■ WORK TO COMPLETE:
Copy the data precisely, character for character, and leave out every picture.

+===+

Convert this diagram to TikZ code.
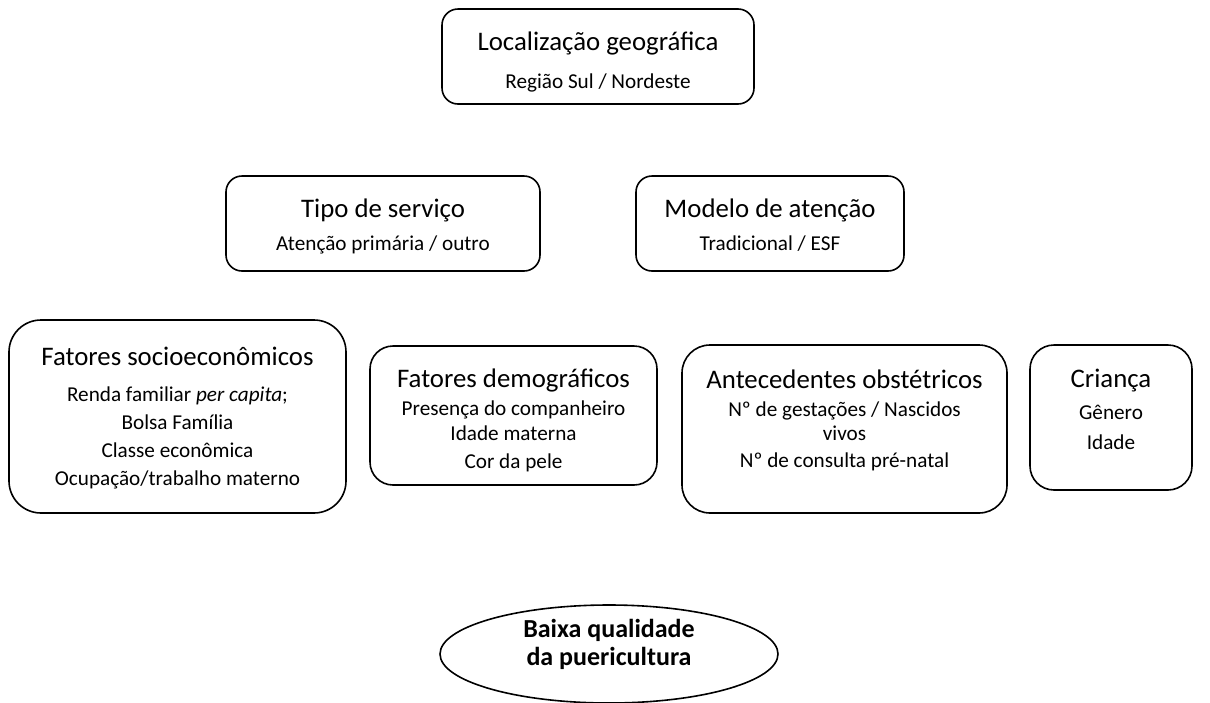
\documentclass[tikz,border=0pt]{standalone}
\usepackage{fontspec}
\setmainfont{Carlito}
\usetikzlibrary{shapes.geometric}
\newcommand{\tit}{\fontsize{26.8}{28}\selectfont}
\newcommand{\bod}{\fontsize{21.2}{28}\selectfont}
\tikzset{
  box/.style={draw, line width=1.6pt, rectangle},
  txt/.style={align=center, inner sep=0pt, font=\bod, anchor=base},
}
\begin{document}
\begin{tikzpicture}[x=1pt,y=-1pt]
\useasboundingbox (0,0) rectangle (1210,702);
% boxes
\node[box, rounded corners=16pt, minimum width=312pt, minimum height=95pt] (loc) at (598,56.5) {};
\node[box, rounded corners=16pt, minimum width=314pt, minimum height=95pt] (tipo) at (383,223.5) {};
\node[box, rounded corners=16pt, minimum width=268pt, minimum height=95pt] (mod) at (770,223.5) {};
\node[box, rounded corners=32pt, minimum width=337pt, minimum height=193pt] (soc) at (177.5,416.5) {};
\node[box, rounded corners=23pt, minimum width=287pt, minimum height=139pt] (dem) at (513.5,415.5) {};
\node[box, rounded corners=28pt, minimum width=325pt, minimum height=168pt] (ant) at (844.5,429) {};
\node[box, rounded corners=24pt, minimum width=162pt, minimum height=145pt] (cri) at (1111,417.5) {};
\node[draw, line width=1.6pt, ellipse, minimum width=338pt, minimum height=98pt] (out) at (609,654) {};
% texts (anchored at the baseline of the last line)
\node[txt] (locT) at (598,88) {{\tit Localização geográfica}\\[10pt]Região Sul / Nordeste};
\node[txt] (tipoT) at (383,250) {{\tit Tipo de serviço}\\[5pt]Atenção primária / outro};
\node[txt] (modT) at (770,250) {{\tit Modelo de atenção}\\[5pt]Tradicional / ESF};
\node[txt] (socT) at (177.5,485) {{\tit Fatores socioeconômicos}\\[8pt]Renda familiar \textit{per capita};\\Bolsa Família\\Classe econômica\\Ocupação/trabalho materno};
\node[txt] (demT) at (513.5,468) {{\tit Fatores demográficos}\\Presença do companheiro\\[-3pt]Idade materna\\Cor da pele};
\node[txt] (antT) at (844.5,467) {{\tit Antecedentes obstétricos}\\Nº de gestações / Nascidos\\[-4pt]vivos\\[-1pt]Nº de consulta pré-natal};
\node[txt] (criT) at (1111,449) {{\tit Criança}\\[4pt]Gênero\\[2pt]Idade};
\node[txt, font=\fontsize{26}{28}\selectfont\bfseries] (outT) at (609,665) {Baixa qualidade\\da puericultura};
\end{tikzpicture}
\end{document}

+===+

■ WRITTEN SOLUTION:
Convert this diagram to TikZ code.
\documentclass[tikz,border=0pt]{standalone}
\usepackage{fontspec}
\setmainfont{Carlito}
\usetikzlibrary{shapes.geometric}
\newcommand{\tit}{\fontsize{26.8}{28}\selectfont}
\newcommand{\bod}{\fontsize{21.2}{28}\selectfont}
\tikzset{
  box/.style={draw, line width=1.6pt, rectangle},
  txt/.style={align=center, inner sep=0pt, font=\bod, anchor=base},
}
\begin{document}
\begin{tikzpicture}[x=1pt,y=-1pt]
\useasboundingbox (0,0) rectangle (1210,702);
% boxes
\node[box, rounded corners=16pt, minimum width=312pt, minimum height=95pt] (loc) at (598,56.5) {};
\node[box, rounded corners=16pt, minimum width=314pt, minimum height=95pt] (tipo) at (383,223.5) {};
\node[box, rounded corners=16pt, minimum width=268pt, minimum height=95pt] (mod) at (770,223.5) {};
\node[box, rounded corners=32pt, minimum width=337pt, minimum height=193pt] (soc) at (177.5,416.5) {};
\node[box, rounded corners=23pt, minimum width=287pt, minimum height=139pt] (dem) at (513.5,415.5) {};
\node[box, rounded corners=28pt, minimum width=325pt, minimum height=168pt] (ant) at (844.5,429) {};
\node[box, rounded corners=24pt, minimum width=162pt, minimum height=145pt] (cri) at (1111,417.5) {};
\node[draw, line width=1.6pt, ellipse, minimum width=338pt, minimum height=98pt] (out) at (609,654) {};
% texts (anchored at the baseline of the last line)
\node[txt] (locT) at (598,88) {{\tit Localização geográfica}\\[10pt]Região Sul / Nordeste};
\node[txt] (tipoT) at (383,250) {{\tit Tipo de serviço}\\[5pt]Atenção primária / outro};
\node[txt] (modT) at (770,250) {{\tit Modelo de atenção}\\[5pt]Tradicional / ESF};
\node[txt] (socT) at (177.5,485) {{\tit Fatores socioeconômicos}\\[8pt]Renda familiar \textit{per capita};\\Bolsa Família\\Classe econômica\\Ocupação/trabalho materno};
\node[txt] (demT) at (513.5,468) {{\tit Fatores demográficos}\\Presença do companheiro\\[-3pt]Idade materna\\Cor da pele};
\node[txt] (antT) at (844.5,467) {{\tit Antecedentes obstétricos}\\Nº de gestações / Nascidos\\[-4pt]vivos\\[-1pt]Nº de consulta pré-natal};
\node[txt] (criT) at (1111,449) {{\tit Criança}\\[4pt]Gênero\\[2pt]Idade};
\node[txt, font=\fontsize{26}{28}\selectfont\bfseries] (outT) at (609,665) {Baixa qualidade\\da puericultura};
\end{tikzpicture}
\end{document}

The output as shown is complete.